Clean Technology 2008
N. Kapur, L. Wang, T.J. Truex, K.L. Fujdala, J.B. Nicholas
Nanostellar Inc., US
monolith, modeling, CO oxidation, platinum
In order to fulfill the EPA emission standards for diesel automobiles, platinum-coated catalytic converters are commonly employed for CO and hydrocarbon oxidation. Mathematical models for monolith reactors can potentially shorten catalyst development time and provide optimized formulations for specific applications with respect to the washcoat variables. It is known that the catalytic performance can be optimized with respect to catalyst distribution on a monolithic substrate. Herein, we report the effect of catalyst distribution on the light-off temperature for CO oxidation in an axisymmetric, two-dimensional monolith reactor model under steady and transient conditions.

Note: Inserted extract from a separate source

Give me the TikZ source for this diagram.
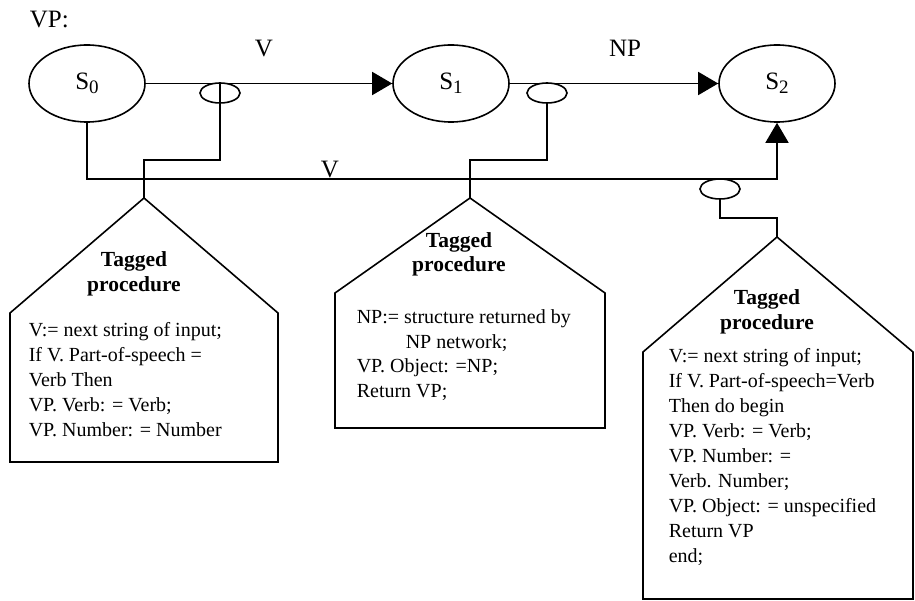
\documentclass[tikz,border=0pt]{standalone}
\usepackage{fontspec}
\setmainfont{Liberation Serif}
\usetikzlibrary{shapes.geometric,arrows.meta}
\newcommand{\subidx}[1]{\raisebox{-4pt}{\fontsize{19}{20}\selectfont #1}}
\begin{document}
\begin{tikzpicture}[x=1pt,y=-1pt,line width=1.6pt,
  state/.style={draw,ellipse,minimum width=116pt,minimum height=77pt,inner sep=0pt,font=\fontsize{25}{30}\selectfont},
  tag/.style={draw,ellipse,minimum width=40pt,minimum height=20pt,inner sep=0pt},
  lbl/.style={font=\fontsize{25}{30}\selectfont,inner sep=0pt,anchor=base},
  title/.style={font=\fontsize{21.5}{25}\selectfont\bfseries,align=center,inner sep=0pt,anchor=base},
  body/.style={font=\fontsize{20}{25}\selectfont,align=left,inner sep=0pt,anchor=base west},
  arr/.style={-{Triangle[length=20pt,width=23pt]}},
  house/.style={line join=miter}]
\useasboundingbox (0,0) rectangle (915,601);
% states
\node[state] (s0) at (87,83.5) {S\subidx{0}};
\node[state] (s1) at (451,83.5) {S\subidx{1}};
\node[state] (s2) at (777,83.5) {S\subidx{2}};
\node[lbl,anchor=base west] (vp) at (29,28) {VP:};
\node[lbl] (lv) at (264,57) {V};
\node[lbl] (lnp) at (625,57) {NP};
\node[lbl] (lv2) at (330,178) {V};
% arcs
\draw[arr] (s0.east) -- (s1.west);
\draw[arr] (s1.east) -- (s2.west);
\draw[arr] (s0.south) -- ++(0,56.5) -| (s2.south);
% tags
\node[tag] (t0) at (220,93) {};
\node[tag] (t1) at (547,93) {};
\node[tag] (t2) at (720,189) {};
% houses
\coordinate (a0) at (144,198);
\coordinate (a1) at (470,198);
\coordinate (a2) at (777,237);
\draw[house] (a0) -- (278,313) -- (278,462) -- (10,462) -- (10,313) -- cycle;
\draw[house] (a1) -- (605,293) -- (605,428) -- (335,428) -- (335,293) -- cycle;
\draw[house] (a2) -- (913,352) -- (913,599) -- (643,599) -- (643,352) -- cycle;
% tag connectors
\coordinate (k0) at (144,160);
\coordinate (k1) at (470,160);
\coordinate (k2) at (777,218);
\draw (t0.north) -- (t0.north |- k0) -- (k0) -- (a0);
\draw (t1.south) -- (t1.south |- k1) -- (k1) -- (a1);
\draw (t2.south) -- (t2.south |- k2) -- (k2) -- (a2);
% texts (base anchor = baseline of last line)
\node[title] (h0) at (134,292) {Tagged\\procedure};
\node[title,font=\fontsize{21.5}{24}\selectfont\bfseries] (h1) at (459,272) {Tagged\\procedure};
\node[title] (h2) at (767,330) {Tagged\\procedure};
\node[body] (b0) at (28,436) {V:= next string of input;\\If V. Part-of-speech =\\Verb Then\\VP. Verb: = Verb;\\VP. Number: = Number};
\node[body,font=\fontsize{20}{24.5}\selectfont] (b1) at (356,397) {NP:= structure returned by\\\hspace*{49pt}NP network;\\VP. Object: =NP;\\Return VP;};
\node[body] (b2) at (668,562) {V:= next string of input;\\If V. Part-of-speech=Verb\\Then do begin\\VP. Verb: = Verb;\\VP. Number: =\\Verb. Number;\\VP. Object: = unspecified\\Return VP\\end;};
\end{tikzpicture}
\end{document}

Catalyst distribution schemes along both axial and radial washcoat directions are included in the mathematical model utilizing experimentally derived reaction rate laws for CO oxidation on platinum. A modest increase in outlet conversion can be obtained by redistributing the catalyst within washcoat layers in the radial direction at an elevated inlet gas temperature of 500 K. In addition, the light-off temperature for CO oxidation can be reduced by distributing the catalyst along the axial direction under steep inlet temperature ramp rates. The steep temperature ramp rates for inlet gases emulate the transient exhaust gas temperatures in vehicle testing (FTP) and normal operation and thus, the effects of catalyst zoning are applicable under cold start conditions.